South Korean mobile operator wins patent suit against Viber

SK Telecom has won its patent lawsuit against Viber after a South Korean court ruled the latter infringed on four patents held by the mobile operator.

SK Telecom has won its patent lawsuit against Viber after a South Korean court ruled the latter had infringed on four patents held by the country's largest mobile operator.

The Seoul Central District Court also said the mobile messaging app could not be distributed in the local market, according to a report by Yonhap News Agency.

SK Telecom last October filed lawsuit alleging the feature in Viber's app that reorganizes selected contact information saved in a smartphone infringed on the telco's copyright, which was registered in 2006.

Commenting on the ruling, a SK Telecom spokesperson said in the report: "The ban will be imposed both on the Android and Apple iOS platforms.

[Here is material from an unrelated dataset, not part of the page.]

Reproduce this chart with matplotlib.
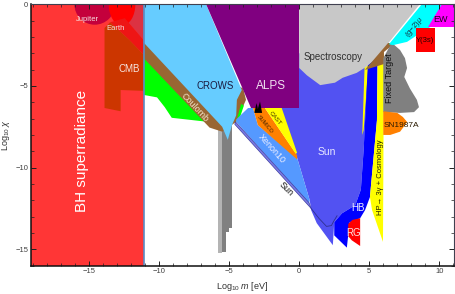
import matplotlib
matplotlib.use("Agg")
import matplotlib.pyplot as plt
from matplotlib.patches import Polygon, Ellipse
from matplotlib.ticker import MultipleLocator

plt.rcParams['font.family'] = ['Liberation Sans', 'DejaVu Sans']
plt.rcParams['mathtext.fontset'] = 'custom'
plt.rcParams['mathtext.rm'] = 'Liberation Sans'
plt.rcParams['mathtext.it'] = 'Liberation Sans:italic'

# axis ranges (log10 m [eV], log10 chi)
x_range = (-19.15, 11.05)
y_range = (-16, 0)

# excluded regions, outlines (log10 m, log10 chi)
bh_x = (-19.2, -11.1)
jupiter = dict(xy=(-14.6, 0.0), width=2.9, height=2.5)
earth = dict(xy=(-12.65, 0.0), width=1.9, height=2.6)
pink_top = [(-12.95, 0), (-11.1, 0), (-11.1, -2.2), (-12.45, -0.85)]
red_band = [(-13.5, -1.1), (-12.45, -0.85), (-11.1, -2.2), (-11.1, -3.1), (-12.1, -2.2)]
cmb = [(-13.9, -1.45), (-13.5, -1.1), (-12.1, -2.2), (-11.1, -3.1), (-11.1, -5.3),
       (-12.75, -5.25), (-12.75, -6.55), (-13.9, -6.35)]
gray_light = [(-5.77, -7.1), (-5.54, -7.1), (-5.54, -15.23), (-5.77, -15.23)]
gray_dark = [(-5.54, -7.1), (-4.81, -7.1), (-4.81, -13.7), (-5.02, -13.7), (-5.02, -13.94),
             (-5.24, -13.94), (-5.24, -15.17), (-5.54, -15.17)]
green = [(-11.1, -2.9), (-6.5, -7.2), (-9.1, -6.95), (-9.6, -6.3), (-10.15, -5.7), (-11.1, -5.55)]
green_sliver = [(-4.5, -7.2), (-4.15, -6.1), (-3.95, -6.2), (-4.3, -7.1)]
coulomb = [(-11.1, -2.3), (-4.0, -5.15), (-3.8, -5.85), (-4.5, -7.2), (-5.5, -7.8),
           (-6.4, -7.55), (-11.1, -3.3)]
crows = [(-11.1, 0), (-6.65, 0), (-4.1, -5.25), (-4.45, -5.85), (-4.5, -6.8), (-4.8, -7.4),
         (-5.1, -8.3), (-5.5, -7.5), (-11.1, -2.35)]
sun = [(-2.65, -3.0), (5.0, -3.0), (4.6, -8.9), (4.4, -11.35), (4.0, -12.3), (3.05, -12.8),
       (2.5, -13.35), (2.4, -14.75), (1.25, -13.4), (0.85, -12.6), (0.75, -12.0),
       (-0.15, -9.4), (-1.4, -6.35), (-2.65, -6.35)]
yellow_sliver = [(4.7, -3.0), (5.0, -3.0), (4.6, -7.7), (4.5, -8.0)]
hb = [(4.95, -3.0), (5.6, -3.0), (5.55, -7.1), (5.05, -11.8), (4.7, -12.6), (4.35, -13.1),
      (3.6, -13.35), (3.4, -14.9), (2.5, -14.15), (2.5, -13.35), (3.05, -12.8), (4.0, -12.3),
      (4.4, -11.35), (4.6, -8.9), (4.9, -3.7)]
rg = [(3.5, -13.45), (3.8, -13.2), (4.35, -13.1), (4.35, -14.8), (3.75, -14.45), (3.5, -14.2)]
cosmology = [(5.6, -3.0), (6.05, -3.0), (5.98, -14.55), (5.2, -12.6), (5.05, -11.8), (5.55, -7.1)]
xenon = [(-4.5, -7.05), (-3.65, -6.35), (-3.3, -6.35), (-2.95, -7.4), (-0.15, -9.4),
         (0.75, -12.0), (0.7, -12.2), (-4.5, -7.2)]
sun_band = [(-4.55, -7.2), (0.7, -12.15), (0.85, -12.5), (-4.6, -7.35)]
sun_edge_x = [0.85, 1.4, 1.95, 2.3, 2.45, 2.7]
sun_edge_y = [-12.5, -13.1, -13.6, -13.55, -13.3, -12.95]
sumico = [(-3.3, -6.35), (-2.45, -6.35), (-0.15, -9.25), (-0.15, -9.5), (-2.95, -7.4)]
cast = [(-2.45, -6.35), (-1.25, -6.35), (-0.15, -9.1), (-0.25, -9.15)]
alps = [(-6.65, 0), (0, 0), (0, -6.35), (-3.45, -6.35)]
spikes = [(-3.2, -6.65), (-3.05, -6.05), (-2.95, -6.4), (-2.8, -5.95), (-2.65, -6.65)]
spectroscopy = [(0, 0), (8.6, 0), (5.4, -3.4), (4.75, -3.85), (4.1, -4.2), (3.1, -4.5),
                (2.55, -4.8), (1.5, -4.95), (0.55, -4.35), (0, -3.9)]
brown = [(4.69, -4.02), (6.05, -3.66), (6.05, -2.92), (6.84, -2.37), (6.34, -2.37)]
fixed_target = [(6.6, -2.35), (7.2, -2.8), (7.55, -3.3), (7.7, -3.9), (7.5, -4.45), (7.9, -5.15),
                (8.4, -5.85), (8.55, -6.3), (8.2, -6.6), (7.2, -6.65), (6.0, -6.6), (6.0, -3.3)]
sn1987a = [(6.0, -6.55), (7.0, -6.65), (7.4, -6.9), (7.7, -7.2), (7.55, -7.4), (7.2, -7.8),
           (6.5, -8.0), (6.0, -8.0)]
g2 = [(6.4, -2.45), (8.75, 0), (10.3, 0), (9.35, -1.4), (8.4, -1.9), (7.7, -2.3), (6.7, -2.5)]
ew = [(10.2, 0), (11.05, 0), (11.05, -1.4), (9.2, -1.4)]
upsilon = [(8.35, -1.45), (9.7, -1.45), (9.7, -2.9), (8.35, -2.9)]

fig = plt.figure(figsize=(4.55, 2.94), dpi=100)
ax = fig.add_axes([0.0681, 0.0966, 0.9297, 0.8888])
ax.set_xlim(*x_range)
ax.set_ylim(*y_range)


def region(pts, color, z=1, **kw):
    ax.add_patch(Polygon(pts, closed=True, facecolor=color, edgecolor='none', zorder=z, **kw))


ax.axvspan(bh_x[0], bh_x[1], color='#FF3636', lw=0, zorder=0.5)
region(pink_top, '#DC3242')
ax.add_patch(Ellipse(color='#C4003C', lw=0, zorder=1, **jupiter))
ax.add_patch(Ellipse(color='#FF0000', lw=0, zorder=1, **earth))
region(red_band, '#EE1515')
region(cmb, '#CC3600')
ax.axvline(bh_x[1], color='#5B8BC4', lw=1.2, zorder=1.5)

region(gray_light, '#B4B4B4')
region(gray_dark, '#808080')
region(green, '#00FF00')
region(coulomb, '#996633')
region(green_sliver, '#00FF00')
region(crows, '#66CCFF')

region(sun, '#5252F2')
region(yellow_sliver, '#FFFF00')
region(hb, '#0000FF')
region(rg, '#FF0000')
region(cosmology, '#FFFF00')
region(xenon, '#5599FF')
ax.add_patch(Polygon(sun_band, closed=True, facecolor='#7A7AE6', edgecolor='#4040A0', lw=0.5, zorder=1))
ax.plot(sun_edge_x, sun_edge_y, color='#303090', lw=0.6, zorder=1)
region(sumico, '#FF8000')
region(cast, '#FFFF00')
region(alps, '#800080')
region(spikes, '#000000')

region(spectroscopy, '#C8C8C8')
region(brown, '#996633')
region(fixed_target, '#808080')
region(sn1987a, '#FF8000')
region(g2, '#00FFFF')
region(ew, '#FF00FF')
region(upsilon, '#FF0000')

t = dict(ha='center', va='center', zorder=5)
ax.text(-15.5, -9.0, 'BH superradiance', color='white', fontsize=11, rotation=90, **t)
ax.text(-15.1, -0.96, 'Jupiter', color='#F5E0E0', fontsize=5.5, **t)
ax.text(-13.1, -1.5, 'Earth', color='#F5E0E0', fontsize=5.5, **t)
ax.text(-12.15, -3.95, 'CMB', color='#F5E5E0', fontsize=7, **t)
ax.text(-6.0, -5.0, 'CROWS', color='#1A1A40', fontsize=7, **t)
ax.text(-2.0, -5.0, 'ALPS', color='#F0E0F0', fontsize=8.5, **t)
ax.text(-7.45, -6.3, 'Coulomb', color='#F2E2C8', fontsize=6.5, rotation=-47, **t)
ax.text(2.4, -3.2, 'Spectroscopy', color='#303030', fontsize=7, **t)
ax.text(-1.75, -7.0, 'CAST', color='#403000', fontsize=4.5, rotation=-50, **t)
ax.text(-2.45, -7.35, 'SUMICO', color='#402000', fontsize=4, rotation=-50, **t)
ax.text(-1.95, -8.85, 'Xenon10', color='#F0F0FF', fontsize=6.5, rotation=-48, **t)
ax.text(-0.95, -11.3, 'Sun', color='#101010', fontsize=6.5, rotation=-45, **t)
ax.text(2.0, -9.05, 'Sun', color='#E8E8FF', fontsize=7.5, **t)
ax.text(4.2, -12.45, 'HB', color='#F0F0FF', fontsize=7, **t)
ax.text(3.9, -14.0, 'RG', color='#FFE0E0', fontsize=7, **t)
ax.text(5.77, -10.6, 'HP\u2192 3\u03b3 + Cosmology', color='#202000', fontsize=5.5, rotation=90, **t)
ax.text(6.48, -4.5, 'Fixed Target', color='#101010', fontsize=6.5, rotation=90, **t)
ax.text(7.3, -7.45, 'SN1987A', color='#2A1A00', fontsize=6, **t)
ax.text(8.2, -1.4, '(g\u22122)$\\mu$', color='#103040', fontsize=5.5, rotation=50, **t)
ax.text(10.1, -0.95, 'EW', color='#200020', fontsize=6.5, **t)
ax.text(9.0, -2.2, '\u03a5(3s)', color='#200000', fontsize=5.5, **t)

ax.set_xlabel('Log$_{10}$ $m$ [eV]', fontsize=6.5, color='#303030', labelpad=3)
ax.set_ylabel('Log$_{10}$ $\\chi$', fontsize=6.5, color='#303030', labelpad=2)

ax.xaxis.set_major_locator(MultipleLocator(5))
ax.xaxis.set_minor_locator(MultipleLocator(1))
ax.yaxis.set_major_locator(MultipleLocator(5))
ax.yaxis.set_minor_locator(MultipleLocator(1))
ax.tick_params(which='both', direction='in', top=True, right=True, labelsize=5.5,
               labelcolor='#404040', color='#202020', pad=2)
ax.tick_params(which='major', length=3.5, width=0.7)
ax.tick_params(which='minor', length=2, width=0.5)
for side in ['left', 'bottom']:
    ax.spines[side].set_linewidth(1.1)
    ax.spines[side].set_color('#101010')
for side in ['top', 'right']:
    ax.spines[side].set_linewidth(0.8)
    ax.spines[side].set_color('#404050')

fig.savefig('out.png', dpi=100)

We have not yet heard from Viber whether it will bring the case to the higher court. The lawsuit came as Viber evidently infringed our patent rights."

He said the operator currently had no plans to initiate similar proceedings against other messaging apps such as South Korean app developer Kakao's KakaoTalk, which is highly popular in the country where it has some 37 million users.

SK Telecom earlier rebuffed suggestions it was targeting to block messaging apps so consumers would be forced to return to using SMS, hence, reviving the telco's revenue from the service.

Viber has more than 360 million users in 193 countries and is available across various mobile platforms including Windows Phone, Blackberry, and Symbian. It was acquired by Japan's Rakuten last year for US$900 million.